The Employee Assistance Program is designed to help employees with personal problems which might affect their job performance and also to help supervisors deal more effectively with such employees. The program does not prevent you as a supervisor from taking the appropriate disciplinary actions. It does allow the supervisor to make an offer of assistance in dealing with performance problems.

There is always a greater possibility of success if the employee receives the needed help in the early stages of the problem. You are therefore encouraged to make appropriate referrals to the E.A.P. as soon as possible. This will prevent further deterioration of the job performance and the employee’s problems. (back to TOPback to TOP)
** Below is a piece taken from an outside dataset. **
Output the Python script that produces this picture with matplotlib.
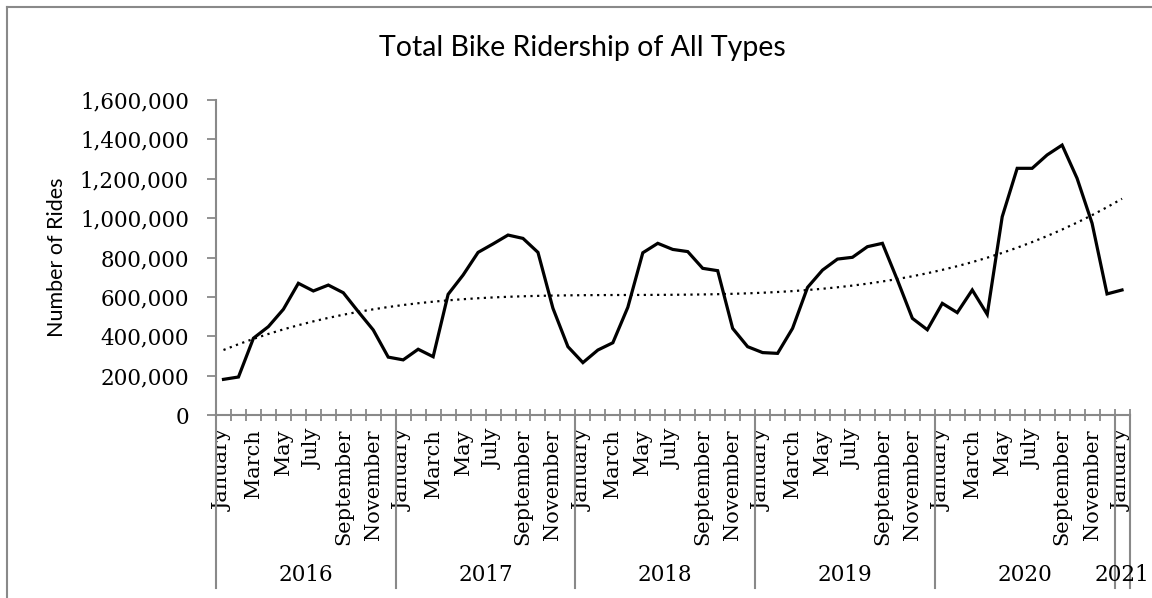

DO’S AND DON’TS FOR SUPERVISORS

DO’S:

· Do make it clear that the Agency is concerned only with job performance. Unless job performance improves, the job is in jeopardy.
· Do make sure that your employee clearly understands what is expected from him/her in work performance and attendance.
· Do monitor the employee’s performance to observe any change in work or behavior patterns.
· Do document all unacceptable behavior, attendance and job performance that fails to meet established standards.
· Do intervene if the performance does not improve.
· Do explain that the E.A.P. is an employee benefit provided by the Agency. The employee must decide, however, whether or not to seek assistance.
· Do emphasize that all aspects are completely confidential.
· Do remember that some personal problems often get worse. It is better to err on the side of early intervention than to wait too long.

DON’TS:

· Don’t try to diagnose the personal problems.
· Don’t “moralize.” Restrict criticism to job performance or attendance.
· Don’t be misled by sympathy evoking tactics which may interfere with the employee getting the professional help he/she needs.
· Don’t “cover up” for an employee. Your misguided kindness can lead to a serious delay in overcoming their problem.
· Don’t be fooled by a “let me do it myself” appeal.
· Don’t dismiss previously satisfactory employees without first offering help through E.A.P. The possibility exists that the unsatisfactory performance is due to personal problems. (back to TOPback to TOP)


FINALLY…

These procedures suggested for the supervisor have several advantages: 1) they make it clear that the supervisor has no need to get overly involved in his employee’s personal problems; 2) they limit the supervisor’s disciplinary action to correcting unsatisfactory job performance, not to correcting people for having had a problem; 3) they give the supervisor specific direction on how to deal effectively with problems which may have caused him/her a great deal of difficulty in the past. Again, a supervisor need never step out of his/her role of being a supervisor. Supervisors are paid to observe job performance and, if there is a continuing problem, to correct it. This policy and procedure can be put to good use for both the employer and the employee’s mutual benefit.